I am certain that my fellow Americans expect that on my induction into the Presidency I will address them with a candor and a decision which the present situation of our Nation impels. This is preeminently the time to speak the truth, the whole truth, frankly and boldly. Nor need we shrink from honestly facing conditions in our country today. This great Nation will endure as it has endured, will revive and will prosper. So, first of all, let me assert my firm belief that the only thing we have to fear is fear itself--nameless, unreasoning, unjustified terror which paralyzes needed efforts to convert retreat into advance. In every dark hour of our national life a leadership of frankness and vigor has met with that understanding and support of the people themselves which is essential to victory.

Eight years later, in his State of the Union Address, FDR said:

In the future days, which we seek to make secure, we look forward to a world founded upon four essential human freedoms.

The first is freedom of speech and expression--everywhere in the world.

The second is freedom of every person to worship God in his own way--everywhere in the world.

The third is freedom from want--which, translated into world terms, means economic understandings which will secure to every nation a healthy peacetime life for its inhabitants-everywhere in the world.

The fourth is freedom from fear--which, translated into world terms, means a world-wide reduction of armaments to such a point and in such a thorough fashion that no nation will be in a position to commit an act of physical aggression against any neighbor--anywhere in the world. [note he did not say any nation but ours, but “no nation”!]
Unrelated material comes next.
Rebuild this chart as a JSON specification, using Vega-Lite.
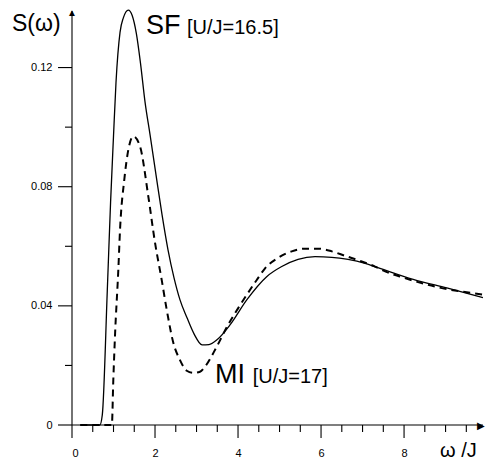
{
  "$schema": "https://vega.github.io/schema/vega-lite/v6.json",
  "width": 413,
  "height": 417,
  "autosize": {"type": "none"},
  "padding": {"left": 72, "top": 8, "right": 0, "bottom": 35},
  "background": "white",
  "config": {
    "view": {"stroke": null},
    "axis": {"grid": false}
  },
  "datasets": {
    "sf": [
      {"w": 0.2, "s": 0},
      {"w": 0.67, "s": 0},
      {"w": 0.73, "s": 0.0034},
      {"w": 0.85, "s": 0.045},
      {"w": 0.93, "s": 0.075},
      {"w": 1.0, "s": 0.097},
      {"w": 1.06, "s": 0.115},
      {"w": 1.157, "s": 0.1318},
      {"w": 1.237, "s": 0.1367},
      {"w": 1.357, "s": 0.1393},
      {"w": 1.45, "s": 0.1375},
      {"w": 1.55, "s": 0.1315},
      {"w": 1.65, "s": 0.1215},
      {"w": 1.759, "s": 0.1085},
      {"w": 1.88, "s": 0.0975},
      {"w": 2.024, "s": 0.084},
      {"w": 2.169, "s": 0.0706},
      {"w": 2.313, "s": 0.0588},
      {"w": 2.458, "s": 0.0494},
      {"w": 2.602, "s": 0.042},
      {"w": 2.771, "s": 0.036},
      {"w": 2.94, "s": 0.0306},
      {"w": 3.133, "s": 0.0269},
      {"w": 3.3, "s": 0.027},
      {"w": 3.5, "s": 0.0287},
      {"w": 3.807, "s": 0.0336},
      {"w": 4.21, "s": 0.042},
      {"w": 4.69, "s": 0.0498},
      {"w": 5.053, "s": 0.0532},
      {"w": 5.446, "s": 0.0556},
      {"w": 5.855, "s": 0.0565},
      {"w": 6.258, "s": 0.0563},
      {"w": 6.65, "s": 0.0556},
      {"w": 7.06, "s": 0.0543},
      {"w": 7.42, "s": 0.0526},
      {"w": 8.22, "s": 0.0489},
      {"w": 9.03, "s": 0.046},
      {"w": 9.9, "s": 0.0428}
    ],
    "mi": [
      {"w": 0.2, "s": 0},
      {"w": 0.96, "s": 0},
      {"w": 0.995, "s": 0.015},
      {"w": 1.036, "s": 0.03},
      {"w": 1.116, "s": 0.0521},
      {"w": 1.157, "s": 0.0655},
      {"w": 1.26, "s": 0.0824},
      {"w": 1.357, "s": 0.0924},
      {"w": 1.477, "s": 0.0969},
      {"w": 1.639, "s": 0.0935},
      {"w": 1.839, "s": 0.0767},
      {"w": 2.0, "s": 0.0612},
      {"w": 2.161, "s": 0.0487},
      {"w": 2.282, "s": 0.0387},
      {"w": 2.441, "s": 0.0276},
      {"w": 2.602, "s": 0.0218},
      {"w": 2.764, "s": 0.0182},
      {"w": 2.916, "s": 0.0175},
      {"w": 3.084, "s": 0.0179},
      {"w": 3.2, "s": 0.0195},
      {"w": 3.487, "s": 0.0263},
      {"w": 3.759, "s": 0.0336},
      {"w": 4.048, "s": 0.0402},
      {"w": 4.451, "s": 0.0487},
      {"w": 4.651, "s": 0.0526},
      {"w": 4.964, "s": 0.0561},
      {"w": 5.294, "s": 0.0583},
      {"w": 5.614, "s": 0.0592},
      {"w": 5.928, "s": 0.0592},
      {"w": 6.258, "s": 0.0583},
      {"w": 6.578, "s": 0.0568},
      {"w": 6.98, "s": 0.0549},
      {"w": 7.3, "s": 0.0532},
      {"w": 7.49, "s": 0.0519},
      {"w": 8.0, "s": 0.0494},
      {"w": 8.8, "s": 0.0463},
      {"w": 9.9, "s": 0.0438}
    ],
    "axes": [
      {"id": "xaxis", "w": 0, "s": 0}, {"id": "xaxis", "w": 9.9, "s": 0},
      {"id": "yaxis", "w": 0, "s": 0}, {"id": "yaxis", "w": 0, "s": 0.139},
      {"id": "xt0", "w": 0, "s": 0}, {"id": "xt0", "w": 0, "s": -0.00437},
      {"id": "xt2", "w": 2, "s": 0}, {"id": "xt2", "w": 2, "s": -0.00437},
      {"id": "xt4", "w": 4, "s": 0}, {"id": "xt4", "w": 4, "s": -0.00437},
      {"id": "xt6", "w": 6, "s": 0}, {"id": "xt6", "w": 6, "s": -0.00437},
      {"id": "xt8", "w": 8, "s": 0}, {"id": "xt8", "w": 8, "s": -0.00437},
      {"id": "xm05", "w": 0.5, "s": 0}, {"id": "xm05", "w": 0.5, "s": -0.00235},
      {"id": "xm10", "w": 1, "s": 0}, {"id": "xm10", "w": 1, "s": -0.00235},
      {"id": "xm15", "w": 1.5, "s": 0}, {"id": "xm15", "w": 1.5, "s": -0.00235},
      {"id": "xm25", "w": 2.5, "s": 0}, {"id": "xm25", "w": 2.5, "s": -0.00235},
      {"id": "xm30", "w": 3, "s": 0}, {"id": "xm30", "w": 3, "s": -0.00235},
      {"id": "xm35", "w": 3.5, "s": 0}, {"id": "xm35", "w": 3.5, "s": -0.00235},
      {"id": "xm45", "w": 4.5, "s": 0}, {"id": "xm45", "w": 4.5, "s": -0.00235},
      {"id": "xm50", "w": 5, "s": 0}, {"id": "xm50", "w": 5, "s": -0.00235},
      {"id": "xm55", "w": 5.5, "s": 0}, {"id": "xm55", "w": 5.5, "s": -0.00235},
      {"id": "xm65", "w": 6.5, "s": 0}, {"id": "xm65", "w": 6.5, "s": -0.00235},
      {"id": "xm70", "w": 7, "s": 0}, {"id": "xm70", "w": 7, "s": -0.00235},
      {"id": "xm75", "w": 7.5, "s": 0}, {"id": "xm75", "w": 7.5, "s": -0.00235},
      {"id": "xm85", "w": 8.5, "s": 0}, {"id": "xm85", "w": 8.5, "s": -0.00235},
      {"id": "xm90", "w": 9, "s": 0}, {"id": "xm90", "w": 9, "s": -0.00235},
      {"id": "xm95", "w": 9.5, "s": 0}, {"id": "xm95", "w": 9.5, "s": -0.00235},
      {"id": "yt0", "w": 0, "s": 0}, {"id": "yt0", "w": -0.337, "s": 0},
      {"id": "yt4", "w": 0, "s": 0.04}, {"id": "yt4", "w": -0.337, "s": 0.04},
      {"id": "yt8", "w": 0, "s": 0.08}, {"id": "yt8", "w": -0.337, "s": 0.08},
      {"id": "yt12", "w": 0, "s": 0.12}, {"id": "yt12", "w": -0.337, "s": 0.12},
      {"id": "ym2", "w": 0, "s": 0.02}, {"id": "ym2", "w": -0.169, "s": 0.02},
      {"id": "ym6", "w": 0, "s": 0.06}, {"id": "ym6", "w": -0.169, "s": 0.06},
      {"id": "ym10", "w": 0, "s": 0.1}, {"id": "ym10", "w": -0.169, "s": 0.1}
    ]
  },
  "layer": [
    {
      "data": {"name": "axes"},
      "mark": {"type": "line", "color": "black", "strokeWidth": 1.1},
      "encoding": {
        "x": {
          "field": "w",
          "type": "quantitative",
          "title": null,
          "scale": {"domain": [0, 9.95], "nice": false, "zero": false},
          "axis": {
            "tickCount": 5,
            "domain": false,
            "ticks": true,
            "tickOpacity": 0,
            "tickSize": 13,
            "labelFontSize": 11,
            "labelColor": "black",
            "labelPadding": 9
          }
        },
        "y": {
          "field": "s",
          "type": "quantitative",
          "title": null,
          "scale": {"domain": [0, 0.14], "nice": false, "zero": false},
          "axis": {
            "values": [0, 0.04, 0.08, 0.12],
            "format": ".2~f",
            "domain": false,
            "ticks": true,
            "tickOpacity": 0,
            "tickSize": 14,
            "labelFontSize": 11,
            "labelColor": "black",
            "labelPadding": 6
          }
        },
        "detail": {"field": "id", "type": "nominal"}
      }
    },
    {
      "data": {"name": "sf"},
      "mark": {"type": "line", "color": "black", "strokeWidth": 1.3, "interpolate": "monotone"},
      "encoding": {
        "x": {"field": "w", "type": "quantitative"},
        "y": {"field": "s", "type": "quantitative"}
      }
    },
    {
      "data": {"name": "mi"},
      "mark": {"type": "line", "color": "black", "strokeWidth": 2, "strokeDash": [7, 5], "interpolate": "monotone"},
      "encoding": {
        "x": {"field": "w", "type": "quantitative"},
        "y": {"field": "s", "type": "quantitative"}
      }
    },
    {
      "data": {"values": [{}]},
      "mark": {"type": "text", "text": "▲", "fontSize": 10, "color": "black"},
      "encoding": {"x": {"datum": 0}, "y": {"datum": 0.1383}}
    },
    {
      "data": {"values": [{}]},
      "mark": {"type": "text", "text": "▶", "fontSize": 10, "color": "black"},
      "encoding": {"x": {"datum": 9.86}, "y": {"datum": -0.0003}}
    },
    {
      "data": {"values": [{}]},
      "mark": {"type": "text", "text": "S(ω)", "fontSize": 23, "align": "left", "color": "black"},
      "encoding": {"x": {"datum": -1.446}, "y": {"datum": 0.1345}}
    },
    {
      "data": {"values": [{}]},
      "mark": {"type": "text", "text": "ω /J", "fontSize": 20, "align": "left", "color": "black"},
      "encoding": {"x": {"datum": 8.867}, "y": {"datum": -0.0086}}
    },
    {
      "data": {"values": [{}]},
      "mark": {"type": "text", "text": "SF", "fontSize": 27, "align": "left", "color": "black"},
      "encoding": {"x": {"datum": 1.783}, "y": {"datum": 0.1339}}
    },
    {
      "data": {"values": [{}]},
      "mark": {"type": "text", "text": "[U/J=16.5]", "fontSize": 20, "align": "left", "color": "black"},
      "encoding": {"x": {"datum": 2.77}, "y": {"datum": 0.1332}}
    },
    {
      "data": {"values": [{}]},
      "mark": {"type": "text", "text": "MI", "fontSize": 27, "align": "left", "color": "black"},
      "encoding": {"x": {"datum": 3.446}, "y": {"datum": 0.0169}}
    },
    {
      "data": {"values": [{}]},
      "mark": {"type": "text", "text": "[U/J=17]", "fontSize": 20, "align": "left", "color": "black"},
      "encoding": {"x": {"datum": 4.354}, "y": {"datum": 0.0162}}
    }
  ]
}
That [he said] is no vision of a distant millennium. It is a definite basis for a kind of world attainable in our own time and generation. That kind of world is the very antithesis of the so-called new order of tyranny which the dictators seek to create with the crash of a bomb.

By the way, two paragraphs before laying out the four freedoms, FDR had said:

I have called for personal sacrifice. I am assured of the willingness of almost all Americans to respond to that call.
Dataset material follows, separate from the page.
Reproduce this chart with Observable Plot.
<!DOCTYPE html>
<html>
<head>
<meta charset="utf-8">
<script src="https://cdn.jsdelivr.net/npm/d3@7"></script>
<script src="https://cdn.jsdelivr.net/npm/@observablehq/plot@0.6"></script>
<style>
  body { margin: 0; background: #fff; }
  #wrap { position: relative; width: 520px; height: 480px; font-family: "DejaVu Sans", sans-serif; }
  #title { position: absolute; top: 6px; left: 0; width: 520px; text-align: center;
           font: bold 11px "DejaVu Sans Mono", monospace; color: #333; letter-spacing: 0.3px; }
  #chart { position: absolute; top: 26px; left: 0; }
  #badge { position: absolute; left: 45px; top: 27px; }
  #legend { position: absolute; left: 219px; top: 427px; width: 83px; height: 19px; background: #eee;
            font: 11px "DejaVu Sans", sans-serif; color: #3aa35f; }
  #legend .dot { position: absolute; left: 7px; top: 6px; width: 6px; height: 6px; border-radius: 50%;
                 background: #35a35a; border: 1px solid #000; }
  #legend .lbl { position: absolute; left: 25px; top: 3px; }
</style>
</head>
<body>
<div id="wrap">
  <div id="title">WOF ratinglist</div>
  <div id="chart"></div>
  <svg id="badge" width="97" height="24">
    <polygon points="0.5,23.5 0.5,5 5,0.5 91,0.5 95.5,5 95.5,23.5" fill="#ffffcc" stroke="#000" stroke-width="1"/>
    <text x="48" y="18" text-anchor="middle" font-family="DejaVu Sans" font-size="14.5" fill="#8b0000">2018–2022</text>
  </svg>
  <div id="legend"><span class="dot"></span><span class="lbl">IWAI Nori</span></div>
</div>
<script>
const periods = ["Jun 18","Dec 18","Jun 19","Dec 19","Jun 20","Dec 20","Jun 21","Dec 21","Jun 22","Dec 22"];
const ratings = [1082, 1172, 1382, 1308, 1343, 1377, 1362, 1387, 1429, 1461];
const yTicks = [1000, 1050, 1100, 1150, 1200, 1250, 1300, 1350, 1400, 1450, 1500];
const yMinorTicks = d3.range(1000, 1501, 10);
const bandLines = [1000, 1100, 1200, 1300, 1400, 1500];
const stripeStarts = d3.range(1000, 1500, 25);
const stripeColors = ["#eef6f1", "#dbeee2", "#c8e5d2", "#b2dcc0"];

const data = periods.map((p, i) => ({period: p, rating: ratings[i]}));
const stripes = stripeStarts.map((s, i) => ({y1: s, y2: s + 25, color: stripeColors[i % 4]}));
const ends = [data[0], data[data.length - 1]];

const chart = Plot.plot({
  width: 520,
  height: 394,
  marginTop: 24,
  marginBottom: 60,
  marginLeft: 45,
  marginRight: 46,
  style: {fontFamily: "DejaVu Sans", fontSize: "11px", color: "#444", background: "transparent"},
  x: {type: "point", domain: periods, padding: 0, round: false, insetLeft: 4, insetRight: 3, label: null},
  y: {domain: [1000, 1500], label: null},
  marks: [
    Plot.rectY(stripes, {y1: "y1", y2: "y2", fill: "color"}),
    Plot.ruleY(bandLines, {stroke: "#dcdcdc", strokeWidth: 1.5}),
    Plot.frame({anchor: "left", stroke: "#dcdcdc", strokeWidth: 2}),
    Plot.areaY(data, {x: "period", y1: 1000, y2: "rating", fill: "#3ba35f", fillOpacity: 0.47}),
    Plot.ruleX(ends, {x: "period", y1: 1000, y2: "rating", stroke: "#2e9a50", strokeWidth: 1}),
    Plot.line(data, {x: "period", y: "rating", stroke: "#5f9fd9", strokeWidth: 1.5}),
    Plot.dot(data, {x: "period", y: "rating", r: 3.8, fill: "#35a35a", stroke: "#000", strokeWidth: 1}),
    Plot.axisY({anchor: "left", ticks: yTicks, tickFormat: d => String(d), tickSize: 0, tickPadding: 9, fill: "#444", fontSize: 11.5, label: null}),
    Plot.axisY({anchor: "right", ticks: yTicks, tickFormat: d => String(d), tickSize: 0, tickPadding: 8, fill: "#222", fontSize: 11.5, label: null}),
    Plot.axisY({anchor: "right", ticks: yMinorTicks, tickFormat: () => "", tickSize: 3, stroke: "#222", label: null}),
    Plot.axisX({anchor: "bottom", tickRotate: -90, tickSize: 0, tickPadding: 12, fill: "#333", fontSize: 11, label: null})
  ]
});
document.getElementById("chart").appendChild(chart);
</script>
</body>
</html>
A part of the sacrifice means the payment of more money in taxes. In my Budget Message I shall recommend that a greater portion of this great defense program be paid for from taxation than we are paying today. No person should try, or be allowed, to get rich out of this program; and the principle of tax payments in accordance with ability to pay should be constantly before our eyes to guide our legislation.

 

[GWB]

 

          I would not suggest to you that there have not been other politicians who have used fear to manipulate the American people, but none has approached the grossness of its use by the present administration. Fear has been used as the basis for suspending the Constitutional guarantees of freedom, and there are people who say they are prepared to grant those suspensions to “protect the American people” – a phrase that is being repeated time and again by administration spokespeople, just as they reiterated, time and again, before our invasion of Iraq the date “9/11" and the words “mushroom cloud” in order to produce support, although neither of those bore any relationship to Iraq – and they knew it.
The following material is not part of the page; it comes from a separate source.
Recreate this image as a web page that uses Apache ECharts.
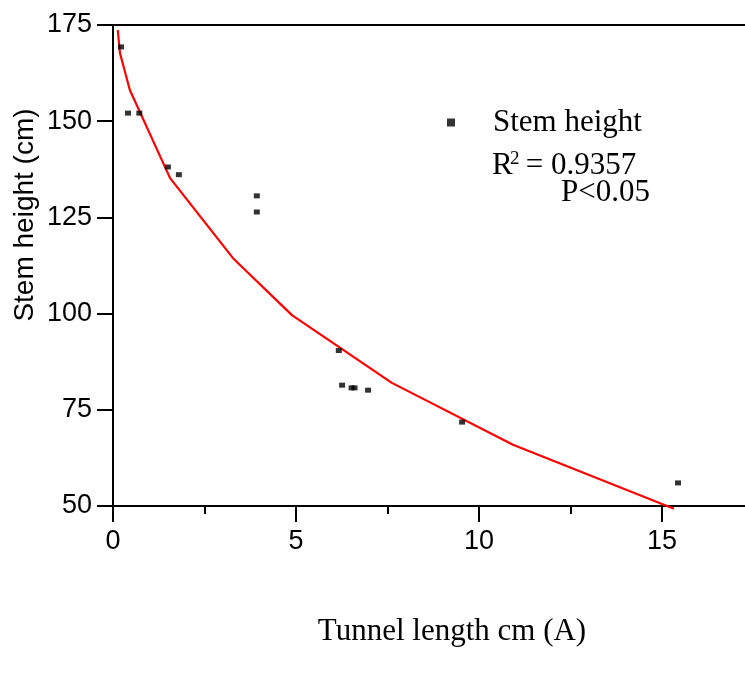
<!DOCTYPE html>
<html>
<head>
<meta charset="utf-8">
<script src="https://cdn.jsdelivr.net/npm/echarts@6/dist/echarts.min.js"></script>
<style>
  html, body { margin: 0; padding: 0; background: #fff; }
  #chart { width: 745px; height: 675px; }
</style>
</head>
<body>
<div id="chart"></div>
<script>
// Observed data (tunnel length cm, stem height cm)
const tunnelLength = [0.22, 0.41, 0.72, 1.50, 1.80, 3.93, 3.93, 6.17, 6.26, 6.52, 6.60, 6.97, 9.54, 15.44];
const stemHeight   = [169.3, 152.1, 152.1, 138.1, 136.1, 130.6, 126.4, 90.4, 81.4, 80.7, 80.7, 80.1, 71.8, 56.0];

// Fitted curve vertices
const fitLength = [0.13, 0.19, 0.46, 1.56, 3.28, 4.89, 7.62, 10.93, 15.33];
const fitHeight = [173.7, 167.7, 158.1, 135.2, 114.4, 99.6, 82.0, 65.9, 49.3];

// Axis ticks
const xMajorTicks = [0, 5, 10, 15];
const xMinorTicks = [2.5, 7.5, 12.5];
const yTicks = [50, 75, 100, 125, 150, 175];

const seriesName = 'Stem height';
const r2Text = '0.9357';
const pText = 'P<0.05';
const xAxisTitle = 'Tunnel length cm (A)';
const yAxisTitle = 'Stem height (cm)';

const X_MIN = 0, X_MAX = 17.27;
const Y_MIN = 50, Y_MAX = 175;

const scatterData = tunnelLength.map((x, i) => [x, stemHeight[i]]);
const fitData = fitLength.map((x, i) => [x, fitHeight[i]]);

const sans = 'Liberation Sans';
const serif = 'Liberation Serif';
const gridBox = { left: 113, top: 25, right: 0, bottom: 169 };

const chart = echarts.init(document.getElementById('chart'));
chart.setOption({
  animation: false,
  backgroundColor: '#ffffff',
  grid: [
    Object.assign({ containLabel: false }, gridBox),
    Object.assign({ containLabel: false }, gridBox)
  ],
  legend: {
    data: [seriesName],
    left: 442,
    top: 102,
    icon: 'rect',
    itemWidth: 8,
    itemHeight: 8,
    textStyle: { fontFamily: serif, fontSize: 31, color: '#000', padding: [0, 0, 0, 33] }
  },
  xAxis: [
    {
      gridIndex: 0,
      type: 'value',
      position: 'bottom',
      min: X_MIN, max: X_MAX,
      splitLine: { show: false },
      axisLine: { show: true, onZero: false, lineStyle: { color: '#000', width: 2 } },
      axisTick: { show: true, inside: false, length: 16, customValues: xMajorTicks, lineStyle: { color: '#000', width: 2 } },
      axisLabel: { show: true, customValues: xMajorTicks, margin: 22, fontFamily: sans, fontSize: 27, color: '#000' }
    },
    {
      gridIndex: 0,
      type: 'value',
      position: 'top',
      min: X_MIN, max: X_MAX,
      splitLine: { show: false },
      axisLine: { show: true, onZero: false, lineStyle: { color: '#000', width: 2 } },
      axisTick: { show: false },
      axisLabel: { show: false }
    },
    {
      gridIndex: 1,
      type: 'value',
      position: 'bottom',
      min: X_MIN, max: X_MAX,
      splitLine: { show: false },
      axisLine: { show: false, onZero: false },
      axisTick: { show: true, inside: false, length: 8, customValues: xMinorTicks, lineStyle: { color: '#000', width: 2 } },
      axisLabel: { show: false }
    }
  ],
  yAxis: [
    {
      gridIndex: 0,
      type: 'value',
      min: Y_MIN, max: Y_MAX,
      splitLine: { show: false },
      axisLine: { show: true, onZero: false, lineStyle: { color: '#000', width: 2 } },
      axisTick: { show: true, inside: false, length: 16, customValues: yTicks, lineStyle: { color: '#000', width: 2 } },
      axisLabel: { show: true, customValues: yTicks, margin: 21, fontFamily: sans, fontSize: 27, color: '#000' }
    },
    {
      gridIndex: 1,
      type: 'value',
      min: Y_MIN, max: Y_MAX,
      show: false
    }
  ],
  series: [
    {
      name: seriesName,
      type: 'scatter',
      xAxisIndex: 0, yAxisIndex: 0,
      data: scatterData,
      symbol: 'rect',
      symbolSize: [6, 5],
      itemStyle: { color: '#000' },
      z: 3
    },
    {
      name: 'fit',
      type: 'line',
      xAxisIndex: 0, yAxisIndex: 0,
      data: fitData,
      showSymbol: false,
      symbol: 'none',
      clip: false,
      lineStyle: { color: '#ff0000', width: 2.2 },
      z: 2
    }
  ],
  graphic: [
    {
      type: 'text',
      x: 492, y: 166,
      style: { text: 'R', fontFamily: serif, fontSize: 31, fill: '#000', textAlign: 'left', textVerticalAlign: 'middle' }
    },
    {
      type: 'text',
      x: 510, y: 159,
      style: { text: '2', fontFamily: serif, fontSize: 19, fill: '#000', textAlign: 'left', textVerticalAlign: 'middle' }
    },
    {
      type: 'text',
      x: 518, y: 166,
      style: { text: ' = ' + r2Text, fontFamily: serif, fontSize: 31, fill: '#000', textAlign: 'left', textVerticalAlign: 'middle' }
    },
    {
      type: 'text',
      x: 561, y: 193,
      style: { text: pText, fontFamily: serif, fontSize: 31, fill: '#000', textAlign: 'left', textVerticalAlign: 'middle' }
    },
    {
      type: 'text',
      x: 452, y: 632,
      style: { text: xAxisTitle, fontFamily: serif, fontSize: 31, fill: '#000', textAlign: 'center', textVerticalAlign: 'middle' }
    },
    {
      type: 'text',
      x: 25, y: 215,
      rotation: Math.PI / 2,
      style: { text: yAxisTitle, fontFamily: sans, fontSize: 28, fill: '#000', textAlign: 'center', textVerticalAlign: 'middle' }
    }
  ]
});
</script>
</body>
</html>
          In his book, The Age of Anxiety: McCarthyism to Terrorism, Chalmers Johnson makes it clear that the Bush administration’s use of fear did not come out of nowhere, but it certainly has carried it, to use a phrase familiar to us, “to a new level of art form.” The repeated use of levels of threat, increased every time the President’s actions were in question, really pushed the envelope and that was found to be too blatant to continue. [It of course, is more than obvious that the burden of the responses to those fears is being placed on the poor and middle class and not being shared equally by those who are profiting obscenely.]

          I need to acknowledge that those of us who oppose what is being done also are using fear as a motivation. As I noted at the outset, there is appropriate fear as well as inappropriate fear. I believe that the basis for the fear I try to raise is well documented and is not based on lies or distortions, and the goal is constructive, not violent response.

          Chalmers Johnson suggests we face a twofold challenge in the political realm:

First, not to be so overcome by fear that we overreact. We have already progressed down this road in the years since 9/11, which have been symbolized by the Patriot Act. Enacting repressive security measures, imposing security edicts for which no one is publicly accountable, and creating a climate of obsessive secrecy creates abuses against liberty rather than greater safety. These actions change the nature, and the promise, of our democracy. In allowing them, we risk becoming like the enemies we combat.

Second, not to let fear blind us to a greater task necessary for providing national security: employing our best talents and energies toward eradicating the sources of the hatred that threatens us. True security requires not merely the ability to amass weapons and launch successful combat operations. It requires working to ameliorate the conditions that breed terrorism: poverty ignorance, isolation, intolerance.

          [That sure sounds like what FDR told us 65 years ago!]

 

          We face many fears in our lives: personnel, social and political. Dealing with them is similar in every context – not to deny them, but to face them, explore them, except them, and respond to them – to refuse to allow the primitive areas of our brain to blind us to the use of our reason so we can respond appropriately.

 

[fear of change]

 

          In the context of these very deep and serious challenges, I am almost embarrassed to return to the fears with which I began, but they are still relevant. This church serves for many of us, as a safe harbor as we are buffeted by the personnel, social and political fears that threaten to disable us. It is a place where we turn to be assured that we are not crazy as we try to apply reason to our experiences as we turn away from boogie-men and try to address the real threats we face. And now, in the midst of all of this, we are faced with the threat of change to that safe harbor.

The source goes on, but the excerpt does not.